*Goal*.
Reproduce exactly, with no pictures, each line from the opening of the material down through the line containing "-0.158, -0.158, -0.158];".

*Given data*.
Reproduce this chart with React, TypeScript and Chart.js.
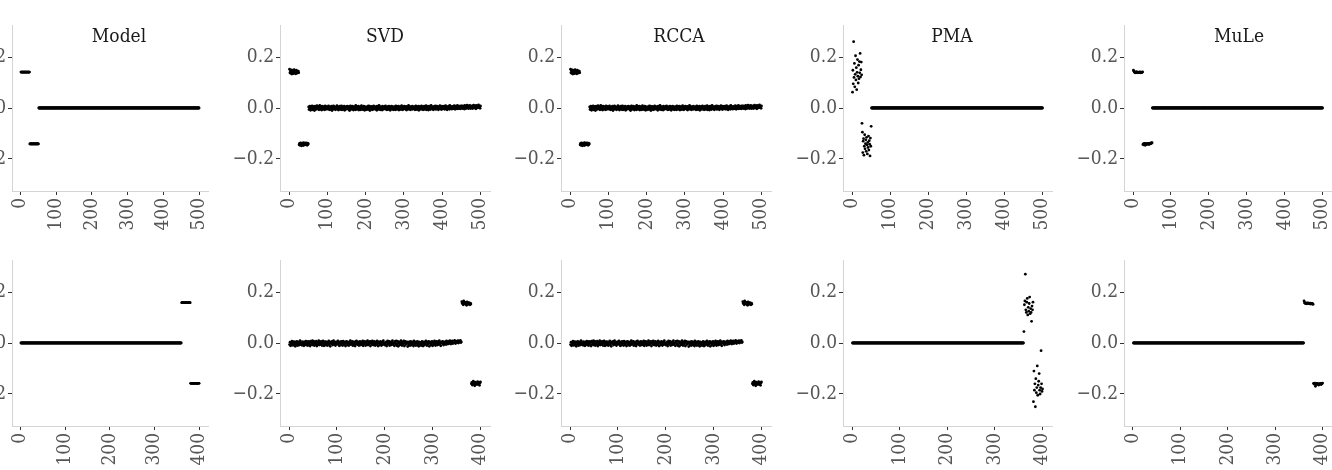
import React, { useEffect, useRef } from "react";
import { Chart, registerables } from "chart.js";

Chart.register(...registerables);

// ---------- DATA ----------
const panelTitles = ["Model", "SVD", "RCCA", "PMA", "MuLe"];
const xTicksTop = [0, 100, 200, 300, 400, 500];
const xTicksBottom = [0, 100, 200, 300, 400];
const yTicks = [-0.2, 0, 0.2];

// sparse loadings that sit exactly on zero (solid black runs in the picture)
const zeroRunTop = new Array(450).fill(0);
const zeroRunBottom = new Array(360).fill(0);

// Model, top row (indices 1..50 non-zero)
const modelTopHigh = [0.141, 0.141, 0.141, 0.141, 0.141, 0.141, 0.141, 0.141, 0.141, 0.141, 0.141, 0.141, 0.141, 0.141, 0.141, 0.141, 0.141, 0.141, 0.141, 0.141, 0.141, 0.141, 0.141, 0.141, 0.141];
const modelTopLow = [-0.141, -0.141, -0.141, -0.141, -0.141, -0.141, -0.141, -0.141, -0.141, -0.141, -0.141, -0.141, -0.141, -0.141, -0.141, -0.141, -0.141, -0.141, -0.141, -0.141, -0.141, -0.141, -0.141, -0.141, -0.141];
// Model, bottom row (indices 361..400 non-zero)
const modelBottomHigh = [0.158, 0.158, 0.158, 0.158, 0.158, 0.158, 0.158, 0.158, 0.158, 0.158, 0.158, 0.158, 0.158, 0.158, 0.158, 0.158, 0.158, 0.158, 0.158, 0.158];
const modelBottomLow = [-0.158, -0.158, -0.158, -0.158, -0.158, -0.158, -0.158, -0.158, -0.158, -0.158, -0.158, -0.158, -0.158, -0.158, -0.158, -0.158, -0.158, -0.158, -0.158, -0.158];

// SVD / RCCA (identical in the picture), top row, in thousandths
const svdTopHigh = [152, 138, 145, 136, 141, 149, 133, 144, 139, 147, 135, 142, 150, 137, 143, 146, 134, 140, 148, 136, 144, 139, 142, 145, 138];
const svdTopLow = [-144, -139, -146, -141, -137, -143, -148, -140, -145, -138, -142, -147, -136, -143, -140, -145, -139, -142, -137, -144, -141, -146, -138, -143, -140];
const svdTopNoise = [
  4, -6, 2, 7, -2, -9, 5, 0, -4, 8, 2, -7, 3, -2, 6, -10, 1, 7, -4, 2, -5, 3, 9, -2, 0,
  -4, 5, -7, 2, 10, -2, -5, 3, 0, -8, 7, 1, -3, 5, -2, 4, -7, 0, 8, -5, 2, -4, 6, -1, 3,
  0, -5, 8, 3, -2, -7, 2, 5, -4, 1, 7, -10, 4, 2, -5, 8, -2, 0, 5, -3, -7, 3, 2, -2, 9,
  -5, 2, 4, -8, 0, 5, -3, 7, -2, -6, 3, 8, -7, 2, 0, -4, 5, -1, 7, -9, 3, 1, -5, 2, 6,
  -2, 7, -3, 0, 5, -7, 2, -10, 4, 8, -2, 1, -5, 3, 7, -4, 2, -8, 5, 0, -2, 4, -7, 10, -3,
  2, -5, 6, 0, -4, 7, -8, 3, 1, -2, 5, -7, 0, 9, -3, 2, -6, 4, -1, 7, 0, -9, 5, -3, 2,
  -7, 3, 0, 5, -2, -6, 8, 2, -4, 7, -10, 1, 3, -2, 6, 2, -7, 4, 0, -5, 8, -2, 3, -4, 1,
  5, -3, 2, -9, 7, 0, -2, 4, -5, 10, -3, 2, -7, 5, 0, -2, 3, -8, 7, 2, -5, 0, 4, -2, 6,
  -4, 8, -2, 1, -7, 3, 5, -6, 2, -1, 7, -3, 0, -9, 5, 2, -4, 7, -2, 0, 3, -7, 2, 5, -5,
  0, 4, -7, 8, -2, 2, -5, 6, 0, -4, 7, -8, 3, -2, 2, 5, -6, 1, 9, -3, 2, -7, 4, 0, -2,
  7, -2, 3, -5, 0, 6, -8, 2, 4, -3, 1, 10, -5, 2, -2, 4, -7, 5, 0, -4, 2, 7, -5, 3, -1,
  -2, 5, 0, -7, 3, 8, -4, 2, -6, 1, 5, -2, 7, -9, 3, 0, -4, 6, 2, -5, 8, -2, 1, 4, -7,
  3, -2, 7, -5, 2, 0, -4, 9, -7, 3, 2, -1, 6, -8, 0, 7, -3, 2, -6, 4, 10, -2, 1, -4, 5,
  2, -7, 4, 5, -2, 1, 8, -5, 3, -4, 7, 2, -2, 5, -7, 4, 0, -2, 9, -3, 5, 2, -6, 7, 1,
  -3, 6, 2, -2, 7, -5, 4, 0, 9, -4, 2, 5, -7, 3, 2, -2, 7, 1, -5, 10, 3, -2, 5, 2, -4,
  5, 0, -3, 7, 2, -2, 9, 3, -5, 6, 1, 7, -2, 4, 10, -3, 2, 5, 0, -2, 7, 4, -3, 8, 2,
  4, 8, -2, 5, 0, 7, 2, -4, 10, 3, 6, -2, 7, 2, 11, 0, 4, 8, -2, 5, 3, 10, 2, -2, 7,
  5, 2, 8, -2, 7, 3, 11, 0, 5, 8, 2, 7, -3, 10, 4, 5, 1, 8, 3, 12, 2, 7, 5, -1, 8,
];

// SVD / RCCA bottom row, in thousandths
const svdBottomNoise = [
  -6, 3, -11, 2, -4, 7, -9, 0, 5, -8, -2, 4, -13, 2, -6, 6, -1, -10, 4, -4, -8, 2, 9, -6, 0,
  -2, -9, 5, -4, 2, -11, 4, -1, -6, 7, -8, 2, -4, -10, 6, 0, -3, 4, -12, 7, -6, 2, -4, 9, -8,
  0, 6, -10, -2, 4, -6, 7, -12, 2, -1, -4, 9, -8, 4, -2, -6, 6, 0, -10, 2, 8, -4, -11, 4, -2,
  5, -8, 0, 4, -10, 2, -4, 8, -6, -1, -13, 4, 2, -3, 6, -8, 0, 9, -4, -6, 2, -10, 4, -1, -2,
  -4, 8, -6, 2, -11, 4, 0, -8, 6, -2, 2, -10, 7, -4, 0, -6, 4, -12, 2, 6, -2, -8, 4, -1, -10,
  2, -4, 9, -6, 0, -2, 6, -10, 4, -8, 2, -1, -12, 6, -4, 8, -2, -6, 4, 0, -10, 2, 6, -4, -8,
  4, -6, 0, 8, -11, 2, -4, 6, -2, -10, 4, 0, -6, 9, -8, 2, -4, -2, 6, -12, 4, -1, -6, 8, -2,
  -8, 2, 6, -4, -10, 0, 4, -6, 8, -2, -12, 4, 2, -8, 0, 6, -4, -10, 2, 4, -6, 9, -2, 0, -8,
  0, -6, 4, -12, 2, 8, -4, -2, 6, -10, 0, 4, -8, 2, -4, 9, -6, 0, -2, -11, 6, 2, -4, 8, -10,
  -4, 6, -13, 0, 4, -8, 2, -6, 9, -2, -10, 4, 0, -4, 8, -12, 2, 6, -6, 0, -2, 4, -14, 2, -8,
  4, -2, -10, 6, 0, -8, 4, -4, 2, -12, 8, -6, 0, 4, -10, 2, -2, 6, -8, 0, -13, 4, 2, -6, -4,
  -10, 2, 6, -4, -12, 0, 4, -8, 2, -2, 8, -6, -10, 4, 0, -4, 6, -13, 2, -2, 4, -8, 0, 6, -11,
  2, -6, 0, 8, -4, -10, 4, -2, 6, -8, 0, 2, -6, 9, -4, 0, -11, 4, 2, -2, 6, -4, -8, 4, 0,
  -2, 4, -6, 8, 0, 2, -4, 6, -2, 4, 9, 0, -4, 6, 2, 8, -2, 4, 0, 6, 10, 2, -2, 7, 4,
  5, 2, 9, 0, 7, 4, 6, 10, 2, 4,
];
const svdBottomHigh = [162, 155, 158, 150, 165, 157, 160, 153, 156, 159, 148, 161, 154, 157, 152, 158, 155, 150, 156, 153];
const svdBottomLow = [-160, -155, -165, -158, -150, -162, -157, -168, -154, -159, -161, -156, -163, -152, -158, -160, -155, -166, -157, -153];

// PMA, in thousandths
const pmaTopHigh = [62, 148, 95, 260, 120, 175, 83, 132, 205, 110, 158, 72, 140, 190, 125, 98, 168, 115, 182, 138, 214, 122, 150, 180, 130];
const pmaTopLow = [-60, -95, -175, -130, -120, -185, -150, -105, -160, -140, -125, -170, -115, -145, -180, -135, -155, -110, -165, -128, -142, -188, -118, -150, -72];
const pmaBottomHigh = [45, 150, 165, 270, 130, 120, 160, 175, 110, 140, 125, 155, 180, 115, 135, 120, 85, 145, 130, 160];
const pmaBottomLow = [-230, -110, -185, -160, -250, -140, -195, -175, -90, -205, -165, -150, -120, -185, -200, -175, -30, -160, -190, -180];

// MuLe, in thousandths
const muleTopHigh = [148, 145, 142, 140, 139, 141, 138, 140, 143, 139, 140, 141, 138, 140, 139, 141, 140, 142, 139, 138, 140, 141, 139, 140, 142];
const muleTopLow = [-143, -141, -145, -140, -142, -139, -146, -141, -140, -143, -141, -142, -140, -139, -141, -143, -140, -142, -141, -138, -140, -139, -137, -138, -136];
const muleBottomHigh = [165, 158, 156, 155, 157, 154, 156, 155, 157, 155, 156, 154, 155, 156, 153, 155, 154, 155, 153, 152];
const muleBottomLow = [-158, -160, -162, -157, -170, -161, -159, -163, -158, -160, -162, -165, -159, -161, -160, -158, -163, -160, -159, -157];

// ---------- series assembly ----------
const milli = (a: number[]) => a.map((v) => v / 1000);

const topSeries: number[][] = [
  [...modelTopHigh, ...modelTopLow, ...zeroRunTop],
  milli([...svdTopHigh, ...svdTopLow, ...svdTopNoise]),
  milli([...svdTopHigh, ...svdTopLow, ...svdTopNoise]),
  [...milli(pmaTopHigh), ...milli(pmaTopLow), ...zeroRunTop],
  [...milli(muleTopHigh), ...milli(muleTopLow), ...zeroRunTop],
];
const bottomSeries: number[][] = [
  [...zeroRunBottom, ...modelBottomHigh, ...modelBottomLow],
  milli([...svdBottomNoise, ...svdBottomHigh, ...svdBottomLow]),
  milli([...svdBottomNoise, ...svdBottomHigh, ...svdBottomLow]),
  [...zeroRunBottom, ...milli(pmaBottomHigh), ...milli(pmaBottomLow)],
  [...zeroRunBottom, ...milli(muleBottomHigh), ...milli(muleBottomLow)],
];

// ---------- layout ----------
const COL_LEFT = [12, 280, 561, 843, 1124];
const COL_WIDTH = [196, 210, 210, 209, 208];
const TITLE_X = [119, 385, 679, 952, 1239];
const ROW_TOP = [25, 260];
const PLOT_H = 166;
const TITLE_Y = 37;
const Y_AXIS_W = 50;
const X_AXIS_H = 46;
const RIGHT_PAD = 12;
const FONT = "'DejaVu Serif Condensed', 'DejaVu Serif', serif";
const Y_LIM = 0.3255;

type PanelProps = { row: number; col: number };

function Panel({ row, col }: PanelProps) {
  const ref = useRef<HTMLCanvasElement | null>(null);
  const left = COL_LEFT[col] - Y_AXIS_W;
  const top = ROW_TOP[row];
  const width = Y_AXIS_W + COL_WIDTH[col] + RIGHT_PAD;
  const height = PLOT_H + X_AXIS_H;

  useEffect(() => {
    if (!ref.current) return;
    const values = row === 0 ? topSeries[col] : bottomSeries[col];
    const n = row === 0 ? 500 : 400;
    const xt = row === 0 ? xTicksTop : xTicksBottom;
    const pad = (n - 1) * 0.05;
    const pts = values.map((v, i) => ({ x: i + 1, y: v }));
    const title = row === 0 ? panelTitles[col] : "";

    const titlePlugin = {
      id: "panelTitle",
      afterDraw(chart: any) {
        if (!title) return;
        const ctx = chart.ctx;
        ctx.save();
        ctx.font = `19px ${FONT}`;
        ctx.fillStyle = "#1a1a1a";
        ctx.textAlign = "center";
        ctx.textBaseline = "middle";
        ctx.fillText(title, TITLE_X[col] - left, TITLE_Y - top);
        ctx.restore();
      },
    };

    const chart = new Chart(ref.current, {
      type: "scatter",
      data: {
        datasets: [
          {
            data: pts,
            pointRadius: 1.4,
            pointHoverRadius: 0,
            backgroundColor: "#000000",
            borderWidth: 0,
            pointBorderWidth: 0,
          } as any,
        ],
      },
      options: {
        responsive: false,
        animation: false,
        events: [],
        layout: { padding: { left: 0, right: RIGHT_PAD, top: 0, bottom: 0 }, autoPadding: false } as any,
        plugins: { legend: { display: false }, tooltip: { enabled: false } },
        scales: {
          x: {
            type: "linear",
            min: 1 - pad,
            max: n + pad,
            afterBuildTicks: (s: any) => {
              s.ticks = xt.map((v) => ({ value: v }));
            },
            afterFit: (s: any) => {
              s.height = X_AXIS_H;
              s.paddingLeft = 0;
              s.paddingRight = 0;
              s.paddingTop = 0;
              s.paddingBottom = 0;
            },
            ticks: {
              autoSkip: false,
              minRotation: 90,
              maxRotation: 90,
              padding: 3,
              color: "#555555",
              font: { family: FONT, size: 19 },
              callback: (v: any) => String(v),
            },
            grid: { display: true, drawOnChartArea: false, drawTicks: true, tickLength: 4, color: "#333333", lineWidth: 1 },
            border: { display: true, color: "#d4d4d4", width: 1 },
          },
          y: {
            type: "linear",
            min: -Y_LIM,
            max: Y_LIM,
            afterBuildTicks: (s: any) => {
              s.ticks = yTicks.map((v) => ({ value: v }));
            },
            afterFit: (s: any) => {
              s.width = Y_AXIS_W;
              s.paddingLeft = 0;
              s.paddingRight = 0;
              s.paddingTop = 0;
              s.paddingBottom = 0;
            },
            ticks: {
              padding: 2,
              color: "#555555",
              font: { family: FONT, size: 19 },
              callback: (v: any) => {
                const num = Number(v);
                if (Math.abs(num) < 1e-9) return "0.0";
                return (num < 0 ? "\u2212" : "") + Math.abs(num).toFixed(1);
              },
            },
            grid: { display: true, drawOnChartArea: false, drawTicks: true, tickLength: 4, color: "#333333", lineWidth: 1 },
            border: { display: true, color: "#d4d4d4", width: 1 },
          },
        },
      },
      plugins: [titlePlugin],
    });
    return () => chart.destroy();
  }, [row, col]);

  return (
    <canvas
      ref={ref}
      width={width}
      height={height}
      style={{ position: "absolute", left, top, width, height }}
    />
  );
}

export default function App() {
  const cells: React.ReactNode[] = [];
  for (let r = 0; r < 2; r++) {
    for (let c = 0; c < 5; c++) {
      cells.push(<Panel key={`${r}-${c}`} row={r} col={c} />);
    }
  }
  return (
    <div
      style={{
        position: "absolute",
        left: 0,
        top: 0,
        width: 1332,
        height: 470,
        overflow: "hidden",
        background: "#ffffff",
      }}
    >
      {cells}
    </div>
  );
}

*Exercise solution*.
Reproduce this chart with React, TypeScript and Chart.js.
import React, { useEffect, useRef } from "react";
import { Chart, registerables } from "chart.js";

Chart.register(...registerables);

// ---------- DATA ----------
const panelTitles = ["Model", "SVD", "RCCA", "PMA", "MuLe"];
const xTicksTop = [0, 100, 200, 300, 400, 500];
const xTicksBottom = [0, 100, 200, 300, 400];
const yTicks = [-0.2, 0, 0.2];

// sparse loadings that sit exactly on zero (solid black runs in the picture)
const zeroRunTop = new Array(450).fill(0);
const zeroRunBottom = new Array(360).fill(0);

// Model, top row (indices 1..50 non-zero)
const modelTopHigh = [0.141, 0.141, 0.141, 0.141, 0.141, 0.141, 0.141, 0.141, 0.141, 0.141, 0.141, 0.141, 0.141, 0.141, 0.141, 0.141, 0.141, 0.141, 0.141, 0.141, 0.141, 0.141, 0.141, 0.141, 0.141];
const modelTopLow = [-0.141, -0.141, -0.141, -0.141, -0.141, -0.141, -0.141, -0.141, -0.141, -0.141, -0.141, -0.141, -0.141, -0.141, -0.141, -0.141, -0.141, -0.141, -0.141, -0.141, -0.141, -0.141, -0.141, -0.141, -0.141];
// Model, bottom row (indices 361..400 non-zero)
const modelBottomHigh = [0.158, 0.158, 0.158, 0.158, 0.158, 0.158, 0.158, 0.158, 0.158, 0.158, 0.158, 0.158, 0.158, 0.158, 0.158, 0.158, 0.158, 0.158, 0.158, 0.158];
const modelBottomLow = [-0.158, -0.158, -0.158, -0.158, -0.158, -0.158, -0.158, -0.158, -0.158, -0.158, -0.158, -0.158, -0.158, -0.158, -0.158, -0.158, -0.158, -0.158, -0.158, -0.158];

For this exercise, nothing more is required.